Markus Blume erteilt einer Zusammenarbeit zwischen der Stadt München und dem Freistaat Bayern bei der Gasteig-Sanierung eine weitere Absage.
von  Robert Braunmüller
Bayerns Kunstminister Markus Blume (CSU).
Bayerns Kunstminister Markus Blume (CSU). © Steffen Böttcher

Es ist eine alte und vergeblich oft beklagte Geschichte: Der Freistaat und die Landeshauptstadt rivalisieren kulturpolitisch in München. Zusammenarbeit gibt's beim Filmfest und auch sonst im Detail, nicht aber bei teuren Prestigeprojekten.

Der Klassiker auf diesem Gebiet ist die unkoordinerte Sanierung des städtischen Gasteig bei gleichzeitiger Planung eines Konzerthauses durch den Freistaat im Werksviertel. Keinem vernünftigen Menschen ist verständlich zu machen, wieso die Stadt den staatlichen Neubau nicht abgewartet hat, um ihn als Interim zu nutzen. Mit dem Ergebnis: Die Stadt hat die Isarphilharmonie gebaut. Und weil die niemand wieder abreißen will, ist es eine gute Frage, wieso man dann noch ein Konzerthaus braucht.

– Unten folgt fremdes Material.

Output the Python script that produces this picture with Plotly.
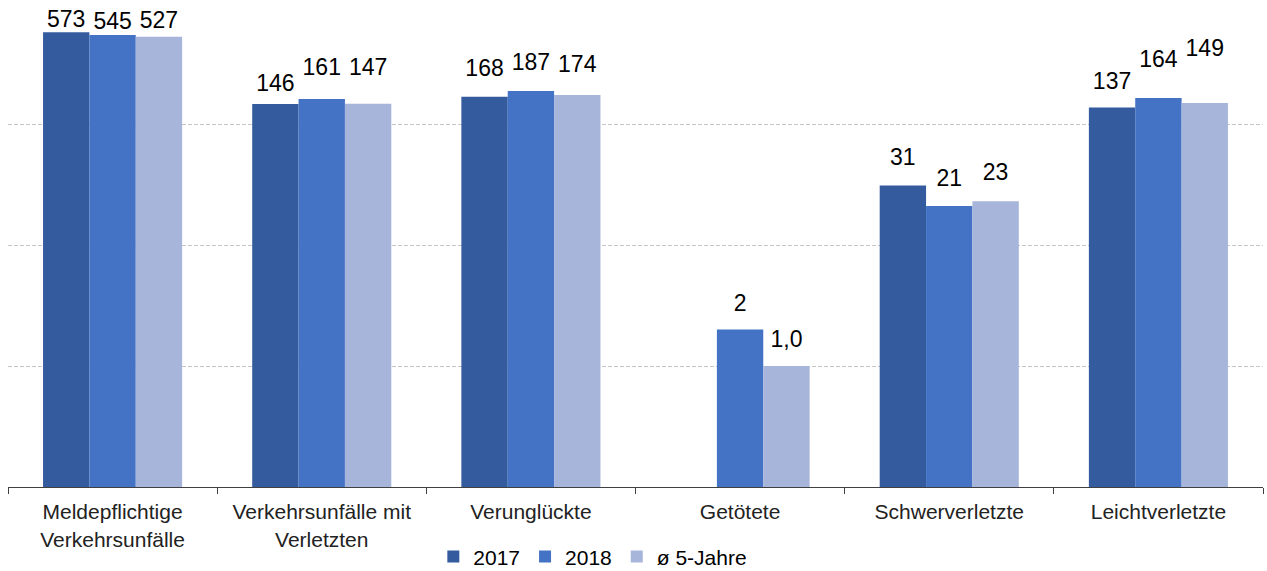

Markus Söder will "Denkpause" bei der Gasteig-Sanierung

Insofern ist die von Markus Söder diesem Projekt verordnete "Denkpause" nicht restlos abwegig. Vor diesem Hintergrund ist es allerdings ein wenig frivol, wenn der Oberbürgermeister beim Kulturempfang vor dem Gasteig in Anwesenheit des Kunstministers Markus Blume über Söders "Denkpause" spottet. Denn so eine große Leistung ist es auch wieder nicht, dass die Stadt nach einer endlosen Debatte im Herbst womöglich beschließt, das Gebäude nicht weiter leerstehen zu lassen, sondern zu sanieren.

"Die Stadtspitze kann nicht auf der einen Seite über den Freistaat lästern und auf der anderen Seite nach ihm rufen", lässt uns Blume dazu wissen. Denn gleich nach seinem Spott lud Reiter den Minister dazu ein, sich finanziell an der Gasteig-Sanierung zu beteiligen.

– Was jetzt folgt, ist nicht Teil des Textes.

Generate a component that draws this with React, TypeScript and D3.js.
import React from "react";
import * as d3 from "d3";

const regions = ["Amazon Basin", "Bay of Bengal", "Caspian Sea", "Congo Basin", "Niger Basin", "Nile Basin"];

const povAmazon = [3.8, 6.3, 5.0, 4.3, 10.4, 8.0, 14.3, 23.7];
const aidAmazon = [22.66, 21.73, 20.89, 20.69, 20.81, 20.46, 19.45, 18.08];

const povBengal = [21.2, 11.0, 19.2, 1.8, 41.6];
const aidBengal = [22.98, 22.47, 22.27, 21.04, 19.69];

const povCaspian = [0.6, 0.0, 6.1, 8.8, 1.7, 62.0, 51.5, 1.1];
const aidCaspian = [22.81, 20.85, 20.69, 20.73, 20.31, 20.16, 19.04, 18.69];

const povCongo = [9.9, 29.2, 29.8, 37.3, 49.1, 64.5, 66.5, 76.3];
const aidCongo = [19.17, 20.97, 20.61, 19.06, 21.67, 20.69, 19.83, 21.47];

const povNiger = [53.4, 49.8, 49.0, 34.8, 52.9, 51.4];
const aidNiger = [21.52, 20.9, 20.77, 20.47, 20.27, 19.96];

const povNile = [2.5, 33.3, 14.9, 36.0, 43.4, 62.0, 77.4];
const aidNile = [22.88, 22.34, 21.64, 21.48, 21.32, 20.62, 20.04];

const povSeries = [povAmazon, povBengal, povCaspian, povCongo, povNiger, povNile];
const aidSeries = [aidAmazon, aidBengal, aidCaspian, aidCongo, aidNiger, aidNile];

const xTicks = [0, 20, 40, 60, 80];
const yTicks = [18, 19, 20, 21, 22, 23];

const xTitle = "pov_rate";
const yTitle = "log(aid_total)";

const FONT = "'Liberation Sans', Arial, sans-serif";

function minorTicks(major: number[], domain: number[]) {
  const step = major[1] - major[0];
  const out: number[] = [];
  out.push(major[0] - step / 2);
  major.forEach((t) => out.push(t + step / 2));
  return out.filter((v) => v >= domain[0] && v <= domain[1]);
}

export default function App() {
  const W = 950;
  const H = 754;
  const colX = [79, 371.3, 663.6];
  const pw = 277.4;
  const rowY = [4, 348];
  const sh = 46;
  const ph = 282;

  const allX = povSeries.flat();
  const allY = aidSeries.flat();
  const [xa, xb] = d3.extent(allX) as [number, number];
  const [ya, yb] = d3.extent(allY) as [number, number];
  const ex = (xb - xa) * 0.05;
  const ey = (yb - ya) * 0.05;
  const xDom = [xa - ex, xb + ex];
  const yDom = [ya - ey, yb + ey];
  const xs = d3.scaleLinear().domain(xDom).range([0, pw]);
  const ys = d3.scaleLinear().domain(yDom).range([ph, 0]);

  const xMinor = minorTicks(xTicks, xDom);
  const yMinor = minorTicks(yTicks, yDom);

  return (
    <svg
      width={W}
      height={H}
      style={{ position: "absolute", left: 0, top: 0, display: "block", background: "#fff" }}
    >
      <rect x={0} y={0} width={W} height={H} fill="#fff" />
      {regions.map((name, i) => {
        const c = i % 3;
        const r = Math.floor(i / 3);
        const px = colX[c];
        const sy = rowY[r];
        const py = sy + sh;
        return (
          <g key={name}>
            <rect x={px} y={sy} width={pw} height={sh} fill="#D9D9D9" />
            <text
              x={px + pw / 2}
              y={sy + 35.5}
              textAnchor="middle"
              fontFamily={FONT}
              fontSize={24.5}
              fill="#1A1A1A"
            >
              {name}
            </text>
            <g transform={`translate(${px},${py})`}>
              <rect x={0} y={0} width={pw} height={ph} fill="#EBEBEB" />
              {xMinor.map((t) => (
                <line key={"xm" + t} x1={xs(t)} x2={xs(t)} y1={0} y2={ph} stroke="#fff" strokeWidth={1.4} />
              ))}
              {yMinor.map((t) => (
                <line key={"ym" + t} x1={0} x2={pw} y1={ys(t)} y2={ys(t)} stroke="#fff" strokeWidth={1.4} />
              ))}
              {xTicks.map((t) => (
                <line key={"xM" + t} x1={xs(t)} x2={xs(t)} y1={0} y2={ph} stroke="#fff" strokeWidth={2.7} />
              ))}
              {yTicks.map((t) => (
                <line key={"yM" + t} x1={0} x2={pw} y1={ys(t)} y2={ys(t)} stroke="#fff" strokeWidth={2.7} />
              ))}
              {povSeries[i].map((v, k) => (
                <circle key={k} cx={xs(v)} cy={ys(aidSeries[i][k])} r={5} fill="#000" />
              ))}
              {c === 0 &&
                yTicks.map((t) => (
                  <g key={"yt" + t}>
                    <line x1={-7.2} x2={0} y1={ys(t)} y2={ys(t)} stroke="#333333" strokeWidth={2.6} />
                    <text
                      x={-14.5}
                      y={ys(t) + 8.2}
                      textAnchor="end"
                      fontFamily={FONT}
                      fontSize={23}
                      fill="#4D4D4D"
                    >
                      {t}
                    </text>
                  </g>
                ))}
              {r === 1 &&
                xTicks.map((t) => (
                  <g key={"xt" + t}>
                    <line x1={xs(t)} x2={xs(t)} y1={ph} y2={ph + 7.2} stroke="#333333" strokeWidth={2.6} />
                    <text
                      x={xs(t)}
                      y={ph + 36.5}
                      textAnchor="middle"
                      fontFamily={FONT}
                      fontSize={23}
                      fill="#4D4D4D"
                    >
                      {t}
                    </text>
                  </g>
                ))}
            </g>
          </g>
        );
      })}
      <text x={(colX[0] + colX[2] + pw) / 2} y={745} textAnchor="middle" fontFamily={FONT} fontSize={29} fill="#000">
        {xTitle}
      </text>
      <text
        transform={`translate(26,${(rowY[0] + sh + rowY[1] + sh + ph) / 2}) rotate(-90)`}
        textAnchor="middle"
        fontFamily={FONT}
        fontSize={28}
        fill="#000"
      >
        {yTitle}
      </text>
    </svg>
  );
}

Sind oft verschiedener Meinung: Bayerns Ministerpräsident Markus Söder (li.) und Münchens OB Dieter Reiter.
Sind oft verschiedener Meinung: Bayerns Ministerpräsident Markus Söder (li.) und Münchens OB Dieter Reiter. © Alexander Hassenstein/Getty Images

OB Reiter will die Gasteig-Sanierung nun ohne den Freistaat vorantreiben

"Stadt und Freistaat haben in München große kulturelle Aufgaben", so die Antwort des Ministers. Man könne punktuell zusammenarbeiten, müsse seine Hausaufgaben aber selbst erledigen. Das gelte auch für den Gasteig. "Eine Beteiligung des Freistaats ist nach wie vor keine Option."

Reiter äußerte auf Nachfrage Überraschung. "Wir werden deshalb nunmehr ohne Einbeziehung des Freistaates das Projekt Gasteig-Sanierung vorantreiben, so der Oberbürgermeister entschlossen. "Leider bleibt der Kunstminister erneut die Antwort schuldig, ob der Freistaat im Hinblick auf die Absage an die Stadt den Konzertsaal im Werksviertel realisieren wird", fügte er hinzu.

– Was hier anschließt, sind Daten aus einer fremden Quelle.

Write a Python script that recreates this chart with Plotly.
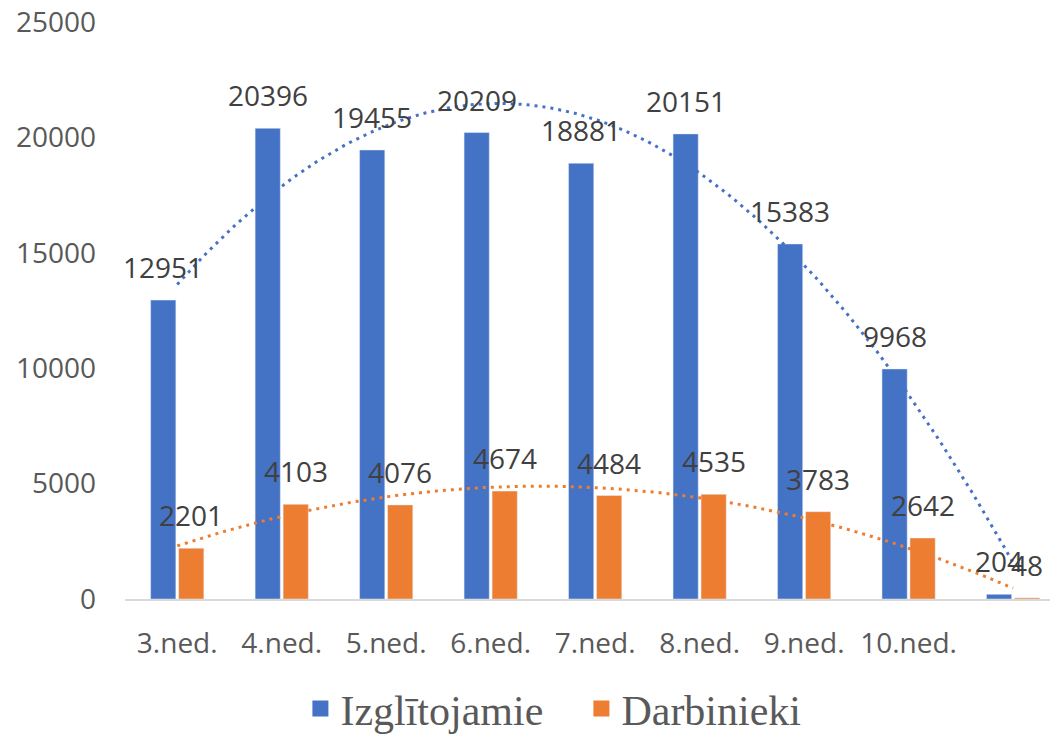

Gasteig: 2014 schien eine Einigung zwischen Dieter Reiter und Horst Seehofer greifbar

Und damit sind wir nach der Debatte so klug wie zuvor. 2014 sah es kurz so aus, als wäre eine Zusammenarbeit möglich. Reiter verhandelte mit Horst Seehofer über eine gemeinsame Ertüchtigung von Gasteig und Herkulessaal durch Stadt und Freistaat. Das BR-Symphonieorchester wollte allerdings auf sein vom Steuerzahler zu finanzierendes Prestigeprojekt eines eigenen Saales nicht verzichten. Ein Gutachten wurde lanciert, wonach die gemeinsame Bespielung des Gasteig durch zwei Orchester wenig praktikabel sei. Und damit war die Sache wieder vom Tisch.

Blume hat auch zuvor bereits mehrfach ausgeschlossen, dass er eine Beteiligung des Freistaats am Gasteig kommen sieht. Ein Hintertürchen bleibt aber offen: "Was ich mir aber vorstellen könnte, ist eine deutlich längerfristige kulturelle Zwischennutzung des Gasteigs. Darüber können wir gerne sprechen, vor allem, wenn die Investorensuche noch länger dauern sollte."

Nicht nur beim Gasteig: Auf Stadt und Freistaat warten große Aufgaben

Was genau damit gemeint ist, wollte auf Nachfrage niemand präzisieren. Der Oberbürgermeister wollte Blumes Äußerung nicht kommentieren. Was vielleicht auch ganz gut ist. Denn irgendwie schien sich das Verhältnis zwischen Staat und Stadt zuletzt zu entspannen. Bei der Kulturlounge des (abwesenden) Ministerpräsidenten waren nicht nur Vertreter der Landtags-Opposition vertreten, sondern neben dem Kulturreferenten auch andere Menschen aus dem städtischen Umfeld. Und umgekehrt waren auch beim Empfang des Oberbürgermeisters Intendanten und Leiter staatlicher Museen und Theater.

Daher: Aufgrund des Sanierungsstaus kommen große und teure Aufgaben auf den Freistaat und die Stadt zu. Eine verstärkte Zusammenarbeit ist nicht nur notwendig, sondern auch alternativlos. Ein guter Anfang wäre es schon einmal, gegenseitige Frotzeleien auf höchster Ebene endlich einzustellen. Denn weiter unten, wo die Arbeit gemacht wird, scheint das Verhältnis tatsächlich ganz gut zu funktionieren.